Thursday, July 19, 2012

Community organizing and how we do it

TAMPA, Fla. -- This week I am at a training conference for "IMPACT," our coalition of faith congregations in Charlottesville that works on common issues in our community. We are here with 19 such organizations, most of them from the Southeast, all of us learning how to do this work a little better. Eleven of us from Charlottesville have come here and I am enjoying getting to know them.

They don't give us much time off here, hence I have not gotten to the space as soon as I thought I would.

One of the topics the organizers of this event talk about is how anger can be a motivator for change in the community. I get it that we need to get our dander up about poverty and injustice, and many other things in our communities. But anger can also corrode the soul and destroy our perspective. My friend Bishop Steven Charleston posted this on his Facebook this morning, and it comes at a good time:

Anger is a weight that keeps the soul from flying.

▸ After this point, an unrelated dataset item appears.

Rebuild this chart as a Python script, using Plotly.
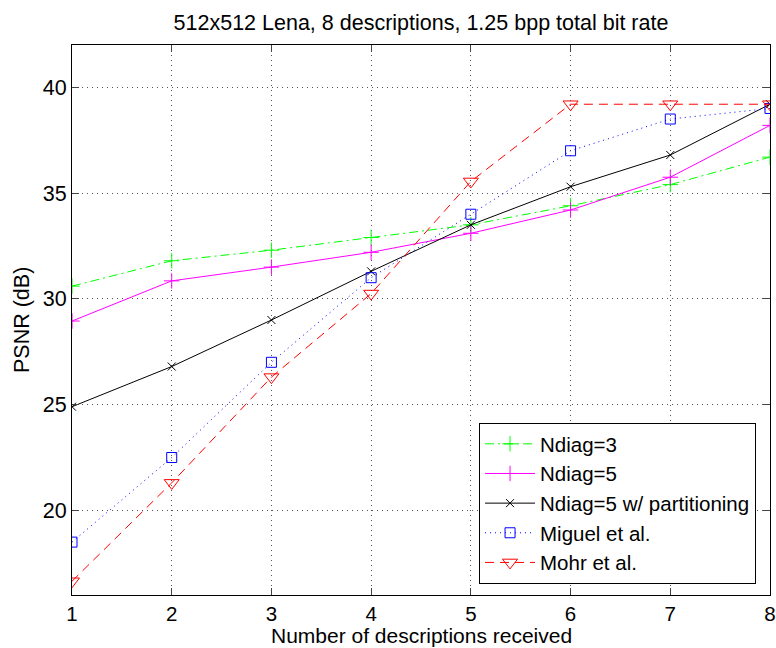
import plotly.graph_objects as go

x_desc = [1, 2, 3, 4, 5, 6, 7, 8]
ndiag3 = [30.6, 31.8, 32.3, 32.9, 33.5, 34.4, 35.4, 36.7]
ndiag5 = [28.95, 30.85, 31.5, 32.2, 33.1, 34.2, 35.75, 38.2]
ndiag5_part = [24.9, 26.8, 29.0, 31.3, 33.5, 35.3, 36.8, 39.2]
miguel = [18.5, 22.5, 27.0, 31.0, 34.0, 37.0, 38.5, 39.0]
mohr = [16.65, 21.3, 26.3, 30.25, 35.55, 39.2, 39.2, 39.2]
y_ticks = [20, 25, 30, 35, 40]

names = ["Ndiag=3", "Ndiag=5", "Ndiag=5 w/ partitioning", "Miguel et al.", "Mohr et al."]
series = [ndiag3, ndiag5, ndiag5_part, miguel, mohr]
colors = ["#00ff00", "#ff00ff", "#000000", "#0000ff", "#ff0000"]
dashes = ["9px,4px,2px,4px", "solid", "solid", "1px,4px", "9px,6px"]
symbols = ["cross-thin-open", "cross-thin-open", "x-thin-open", "square-open", "triangle-down-open"]
sizes = [11, 11, 8, 10, 13]

FONT = "Liberation Sans, Arial, Helvetica, sans-serif"
FS = 21.5

fig = go.Figure()
for n, s, c, d, sym, sz in zip(names, series, colors, dashes, symbols, sizes):
    fig.add_trace(go.Scatter(
        x=x_desc, y=s, name=n, mode="lines+markers",
        line=dict(color=c, width=1, dash=d),
        marker=dict(symbol=sym, size=sz, color=c, line=dict(color=c, width=1)),
    ))

axis_common = dict(
    showline=True, linecolor="black", linewidth=1, mirror="ticks",
    ticks="inside", ticklen=7, tickcolor="#444", tickwidth=1,
    showgrid=True, gridcolor="#555", gridwidth=1, griddash="1px,4px",
    zeroline=False, automargin=False, ticklabeloverflow="allow",
    tickfont=dict(size=FS, color="black", family=FONT),
)

fig.update_layout(
    width=776, height=648,
    margin=dict(l=72, r=6, t=45, b=53),
    paper_bgcolor="white", plot_bgcolor="white",
    font=dict(family=FONT, size=FS, color="black"),
    title=dict(text="512x512 Lena, 8 descriptions, 1.25 bpp total bit rate",
               x=421 / 776, xanchor="center", y=1 - 22 / 648, yanchor="middle",
               font=dict(size=FS, family=FONT, color="black")),
    xaxis=dict(range=[1, 8], tickvals=x_desc, **axis_common),
    yaxis=dict(range=[16, 42], tickvals=y_ticks, **axis_common),
    legend=dict(x=0.98, y=0.02, xanchor="right", yanchor="bottom",
                bgcolor="white", bordercolor="black", borderwidth=1,
                font=dict(size=20.5, family=FONT, color="black"),
                tracegroupgap=0, itemwidth=50),
    showlegend=True,
    annotations=[
        dict(text="Number of descriptions received", xref="paper", yref="paper",
             x=0.5, y=-53 / 550, xanchor="center", yanchor="bottom", borderpad=0,
             showarrow=False, font=dict(size=21, family=FONT, color="black")),
        dict(text="PSNR (dB)", xref="paper", yref="paper",
             x=-(72 - 22) / 698, y=0.5, xanchor="center", yanchor="middle",
             textangle=-90, showarrow=False, font=dict(size=FS, family=FONT, color="black")),
    ],
)
fig.update_xaxes(tickfont=dict(size=20.5), ticklabelstandoff=0)

fig.write_html("out.html")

It grounds us to walk the all too familiar paths of passion. We lose the ability to listen but wait impatiently to spring our next words like a trap. We feel the fire in the belly of blame and see through its heat only a distorted image of the truth we used to share. Anger seeks to control, to dominate, to demand. God save us from its dead power. God free us from its heavy hand. Let our souls regain their flight, light in spirit, open in mind, gentle in word and deed, that we may see and love more clearly in the clean air of your mercy.

1 comment:

MClaibourn said...

Is it anger that is problematic, or how (whether) it is channeled? Or, perhaps more correctly, whether it is bound to love.

I’d maintain (at least for the moment) that in the face of actual harm being done, love for those being harmed will (should) make us angry, and that anger should compel us to act, to stop the harm.

Certainly, anger that has no constructive outlet seems more likely to be destructive -- to the self and others; an outcome IMPACT and collectives like it appear designed to avoid. And anger that does not arise out of love for others may well be entirely unhelpful. And no doubt I’m neglecting many important nuances and subtleties.

But anger as a response to injustice seems a sign of love for the victims of injustice, a recognition of our mutual humanity and connection. And honoring that response requires action (perhaps there lies the rub; “righteous” anger without action may well be “dead power”).